Addressing a function held by the Institute of Chartered Accountants in Dublin yesterday, Mr Mueller also confirmed that Aer Lingus has formally abandoned the low-cost model.
"We abandoned the low-cost model entirely. We haven't stimulated demand with this since January of this year," he told the audience. Offering fares for nothing "wasn't sustainable". Mr Mueller has previously said the airline will no longer sell seats at any price. It has been instead focusing on improving yields -- effectively the average fare per passenger.
The Irish economy remains significantly challenged and rising taxes and high unemployment will dent demand.

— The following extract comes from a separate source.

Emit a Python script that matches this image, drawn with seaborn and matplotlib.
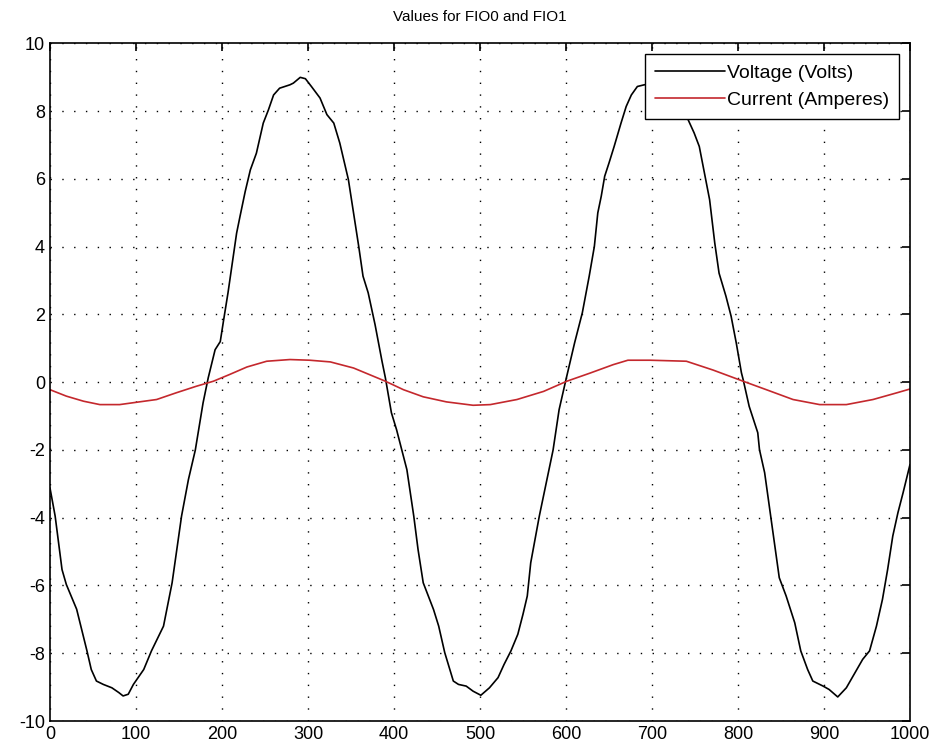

"The disposable income will not be available to reach demand levels we had enjoyed prior to the [financial] crisis," he said, pointing out that last year management had to "zero-base" growth expectations.
Aer Lingus has been unable to capitalise on what he said was an interest-rate "wonderland", but also warned Irish companies that the widening spread between Irish and German bonds will make it increasingly difficult for them to access capital markets.
Mr Mueller (below) and his executive team are in the midst of an investor roadshow and they have been meeting analysts in Dublin this week.
Last week, Mr Mueller was in Germany speaking to investors at an event sponsored by Commerzbank in Frankfurt.
He told German newspaper 'Suddeutsche Zeitung 'that he's considering whether a two-brand strategy is one that could be pursued by Aer Lingus. He has spoken before of a two-tier strategy, with low fares coupled to the full-service model.
Neither customers nor its employees ever wanted Aer Lingus to be a low-cost airline. He said it will continue to support the franchise agreement it has with embattled carrier Aer Arann, which entered examinership this week.
Mr Mueller, who has axed almost 700 jobs as part of a plan to save €97m a year, urged a return to competitive wage levels in Ireland.
General Irish consumer prices were comparable to those in Switzerland, he said.